* **Exercise prompt**:
From the first line of the data below through the line bearing "ax = fig.add_axes([54", reproduce each line exactly; do not include pictures.

begin Data shown

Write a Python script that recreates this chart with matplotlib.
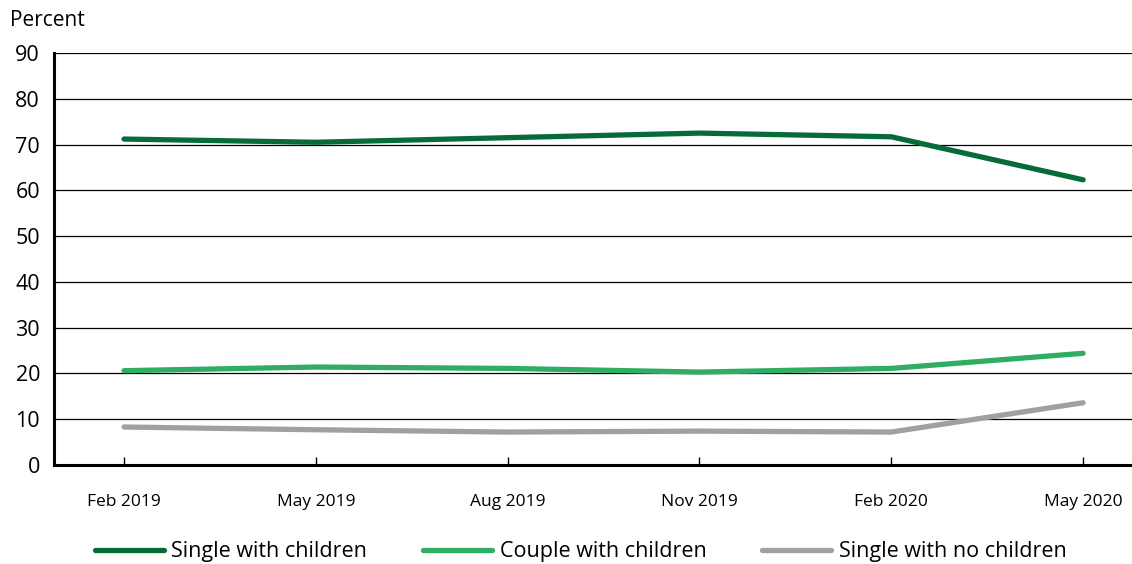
import numpy as np
import matplotlib
matplotlib.use("Agg")
import matplotlib.pyplot as plt

plt.rcParams['font.family'] = ['Open Sans', 'DejaVu Sans']

# data
months = ['Feb 2019', 'May 2019', 'Aug 2019', 'Nov 2019', 'Feb 2020', 'May 2020']
single_children = [71.2, 70.5, 71.5, 72.5, 71.7, 62.3]
couple_children = [20.6, 21.4, 21.1, 20.3, 21.1, 24.4]
single_no_children = [8.3, 7.7, 7.2, 7.4, 7.2, 13.6]
series_names = ['Single with children', 'Couple with children', 'Single with no children']
colors = ['#066B37', '#2FAE63', '#A0A0A0']
yticks = [0, 10, 20, 30, 40, 50, 60, 70, 80, 90]

fig = plt.figure(figsize=(11.32, 5.64), dpi=100)
ax = fig.add_axes([54 / 1132, 99 / 564, 1 - 54 / 1132, 412 / 564])

x = np.arange(len(months))
for vals, name, col in zip([single_children, couple_children, single_no_children],
                           series_names, colors):
    ax.plot(x, vals, color=col, lw=3.8, label=name,
            solid_capstyle='round', solid_joinstyle='round', zorder=3)

ax.set_ylim(0, 90)
ax.set_xlim(-0.365, 5.255)
ax.set_yticks(yticks)
ax.set_yticklabels([str(v) for v in yticks], fontsize=15.5)
ax.set_xticks(x)
ax.set_xticklabels(months, fontsize=12.5)
ax.tick_params(axis='y', length=0, pad=10)
ax.tick_params(axis='x', direction='in', length=6, width=1, pad=21)

for v in yticks[1:]:
    ax.axhline(v, color='black', lw=0.9, zorder=1)

for s in ['top', 'right']:
    ax.spines[s].set_visible(False)
ax.spines['left'].set_linewidth(2.2)
ax.spines['bottom'].set_linewidth(2.2)

fig.text(10 / 1132, 1 - 20 / 564, 'Percent', fontsize=15, va='center', ha='left')

fig.legend(loc='center', bbox_to_anchor=(0.513, 1 - 552 / 564), ncol=3,
           frameon=False, fontsize=15.5, handlelength=3.2, columnspacing=2.6,
           handletextpad=0.35)

fig.savefig('out.png', dpi=100)
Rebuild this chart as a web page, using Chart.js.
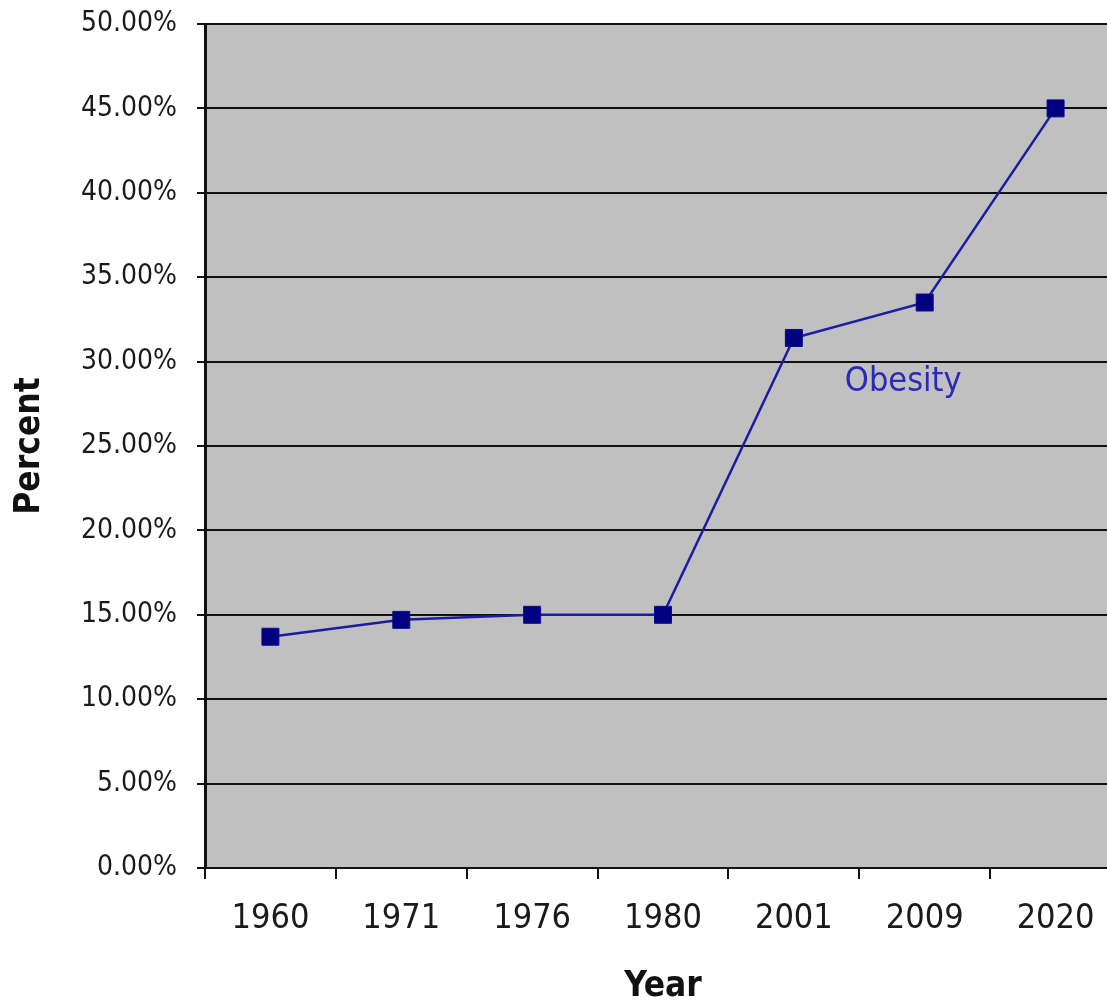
<!DOCTYPE html>
<html>
<head>
<meta charset="utf-8">
<script src="https://cdn.jsdelivr.net/npm/chart.js@4/dist/chart.umd.min.js"></script>
<style>
	html, body { margin: 0; padding: 0; background: #fff; overflow: hidden; }
	#wrap { width: 1134px; height: 1006px; position: relative; }
</style>
</head>
<body>
<div id="wrap"><canvas id="obesityChart"></canvas></div>
<script>
// chart data
const years = ["1960", "1971", "1976", "1980", "2001", "2009", "2020"];
const obesity = [13.7, 14.7, 15.0, 15.0, 31.4, 33.5, 45.0];
const seriesName = "Obesity";
const yMin = 0;
const yMax = 50;
const yStep = 5;

const FONT = "'DejaVu Sans Condensed', 'DejaVu Sans', sans-serif";

// grey plot area behind the grid
const plotBackground = {
	id: "plotBackground",
	beforeDraw(chart) {
		const a = chart.chartArea;
		const ctx = chart.ctx;
		ctx.save();
		ctx.fillStyle = "#c0c0c0";
		ctx.fillRect(a.left, a.top, a.right - a.left, a.bottom - a.top);
		ctx.restore();
	},
};

// series name written next to the line
const seriesLabel = {
	id: "seriesLabel",
	afterDatasetsDraw(chart) {
		const x = chart.scales.x;
		const y = chart.scales.y;
		const px = (x.getPixelForValue(4) + x.getPixelForValue(5)) / 2;
		const py = y.getPixelForValue(28.8);
		const ctx = chart.ctx;
		ctx.save();
		ctx.font = "34px " + FONT;
		ctx.fillStyle = "#2a2ab8";
		ctx.textAlign = "center";
		ctx.textBaseline = "middle";
		ctx.fillText(seriesName, px + 44, py);
		ctx.restore();
	},
};

function initLine(labels, data, chartElId) {
	const ctx = document.getElementById(chartElId);

	new Chart(ctx, {
		type: "line",
		data: {
			labels: labels,
			datasets: [
				{
					label: seriesName,
					data: data,
					borderColor: "#1c1ca0",
					borderWidth: 2.5,
					pointStyle: "rect",
					pointRadius: 12,
					pointHoverRadius: 12,
					pointBackgroundColor: "#000080",
					pointBorderColor: "#0a0a90",
					pointBorderWidth: 1,
					tension: 0,
				},
			],
		},
		options: {
			responsive: true,
			maintainAspectRatio: false,
			animation: false,
			layout: { padding: 0 },
			plugins: {
				legend: { display: false },
				tooltip: { enabled: false },
			},
			scales: {
				x: {
					offset: true,
					grid: {
						offset: true,
						drawOnChartArea: false,
						drawTicks: true,
						tickLength: 11,
						color: "#111",
						lineWidth: 2,
					},
					border: { display: true, color: "#111", width: 2 },
					ticks: {
						color: "#1a1a1a",
						font: { family: FONT, size: 34 },
						padding: 20,
						maxRotation: 0,
						autoSkip: false,
					},
					title: {
						display: true,
						text: "Year",
						color: "#111",
						font: { family: FONT, size: 35, weight: "bold", lineHeight: 1.0 },
						padding: { top: 0, bottom: 2 },
					},
					afterFit(scale) {
						scale.height = 138;
					},
				},
				y: {
					min: yMin,
					max: yMax,
					grid: {
						color: "#111",
						lineWidth: 2,
						tickLength: 8,
					},
					border: { display: true, color: "#111", width: 3 },
					ticks: {
						stepSize: yStep,
						color: "#1a1a1a",
						font: { family: FONT, size: 28 },
						padding: 20,
						callback: (v) => v.toFixed(2) + "%",
					},
					title: {
						display: true,
						text: "Percent",
						color: "#111",
						font: { family: FONT, size: 35, weight: "bold", lineHeight: 1.0 },
						padding: { top: 12, bottom: 0 },
					},
					afterFit(scale) {
						scale.width = 205;
						scale.paddingTop = 24;
					},
				},
			},
		},
		plugins: [plotBackground, seriesLabel],
	});
}

initLine(years, obesity, "obesityChart");
</script>
</body>
</html>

end Data shown

* **Result of the task**:
Write a Python script that recreates this chart with matplotlib.
import numpy as np
import matplotlib
matplotlib.use("Agg")
import matplotlib.pyplot as plt

plt.rcParams['font.family'] = ['Open Sans', 'DejaVu Sans']

# data
months = ['Feb 2019', 'May 2019', 'Aug 2019', 'Nov 2019', 'Feb 2020', 'May 2020']
single_children = [71.2, 70.5, 71.5, 72.5, 71.7, 62.3]
couple_children = [20.6, 21.4, 21.1, 20.3, 21.1, 24.4]
single_no_children = [8.3, 7.7, 7.2, 7.4, 7.2, 13.6]
series_names = ['Single with children', 'Couple with children', 'Single with no children']
colors = ['#066B37', '#2FAE63', '#A0A0A0']
yticks = [0, 10, 20, 30, 40, 50, 60, 70, 80, 90]

fig = plt.figure(figsize=(11.32, 5.64), dpi=100)
ax = fig.add_axes([54 / 1132, 99 / 564, 1 - 54 / 1132, 412 / 564])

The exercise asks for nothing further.